Proven Software Engineering Metrics
At Haystack Analytics, we only provide software engineering metrics that are proven to help teams - either through our own validation or empirical scientific evaluation.
For example; our North Star metrics include the Four Key Metrics. Rigorous appraisal of these Four Key Metrics (in research led by Dr Nicole Forsgren) has shown that higher performers are 2x more likely to meet their commercial goals (productivity, profitability, market share, number of customers) and their non-commercial goals (quantity of products or services, operating efficiency, customer satisfaction, quality of products or services and achieving organisational or mission goals). Indeed, companies which do well under these DevOps metrics have a 50% higher market cap growth over 3 years. The mechanics of how metrics drive organisational performance is also well understood and has been rationalised by industry leaders like Martin Fowler.
Harmful Software Engineering Metrics
Unfortunately, many of our competitors don't apply the same level of rigour to validating their metrics. Indeed, in many cases unvalidated metrics may prove harmful and actively damage your organisation.
Both Pluralsight Flow (previously known as GitPrime) and WayDev contain a code quality metric called "churn", this is defined as "code which is deleted or rewritten shortly after being written (less than 3 weeks old)". This metric is then used to compute an "efficiency" metric which is assumed to be "the percentage of all contributed code which is productive work" for a given engineer. Not only have we seen no evidence that such a metric will actually help your organisation, it appears to fly in the face of the evidence we have on the importance of lowering Cycle Time.
Companies with lower Cycle Time (time from development to code in production) are able to rapidly test ideas to gain quick customer feedback, resulting in product that is more likely to satisfy a customer. If you test something and your customers don't like it - you should be able to remove it without being punished for increasing some meaningless "churn" metric.

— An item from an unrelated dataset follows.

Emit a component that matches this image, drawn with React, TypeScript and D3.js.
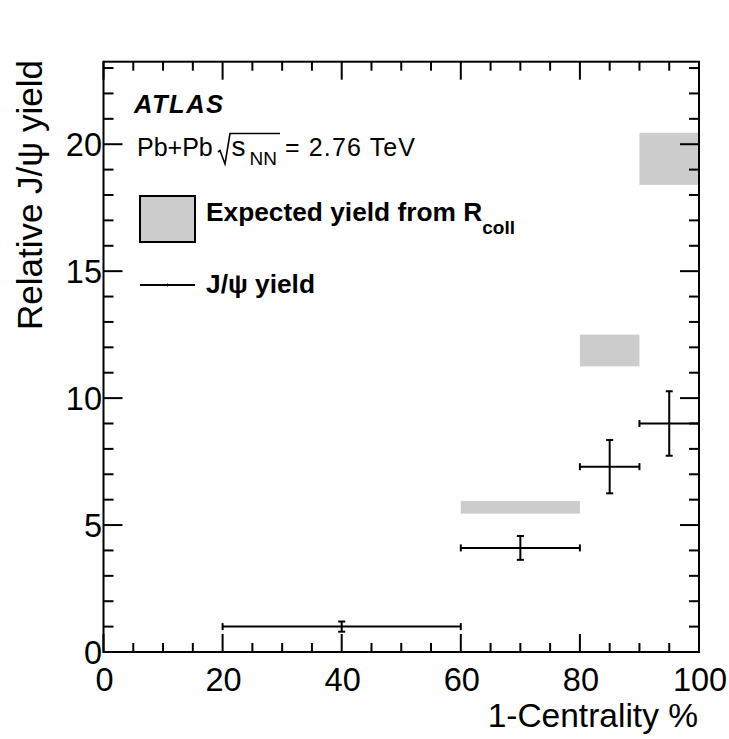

Other competitors of ours, like LinearB, place a particular focus on comparing individual engineers against each other. These practices also seem contrary to the evidence on the effectiveness on such management practices. In Project Oxygen, Google evaluated manager performance ratings and manager feedback from Google’s annual employee survey - they found that great managers are excellent coaches, but they do not micromanage.
Google also studied team performance in Project Aristotle evaluating a total of 180 teams (including 115 project teams in engineering) using hundreds of double-blind interviews and quantitate data sources. Google's researchers found that individual performance of team members is not significantly connected with team effectiveness, but psychological safety was essential. We have covered both the Project Oxygen and Project Aristotle research in a recent episode of our Engineering Insights podcast.
Finally; we see a lot of data being pulled from solely project management tools (like JIRA), without looking at what's happening in the code Version Control Systems (like Git). Whilst it can be easier to manipulate metrics when measured through a project management tool (as there's a further level of abstraction from what's going on in the source code), it also means that your data may not be accurate to what's actually going on. Simply through everyday differences in practice, it is best advised to not use a project management tool as your sole source of data for engineering metrics.
Due Diligence on DevOps Metrics
When adopting a new engineering metrics tool, be careful you're not buying snake oil and ask for the evidence that what's being measured will actually help your engineering organisation drive the growth of your business. Your leading indicators should be shown to move your North Star metrics, and your North Star metrics must ultimately drive your organisational goals.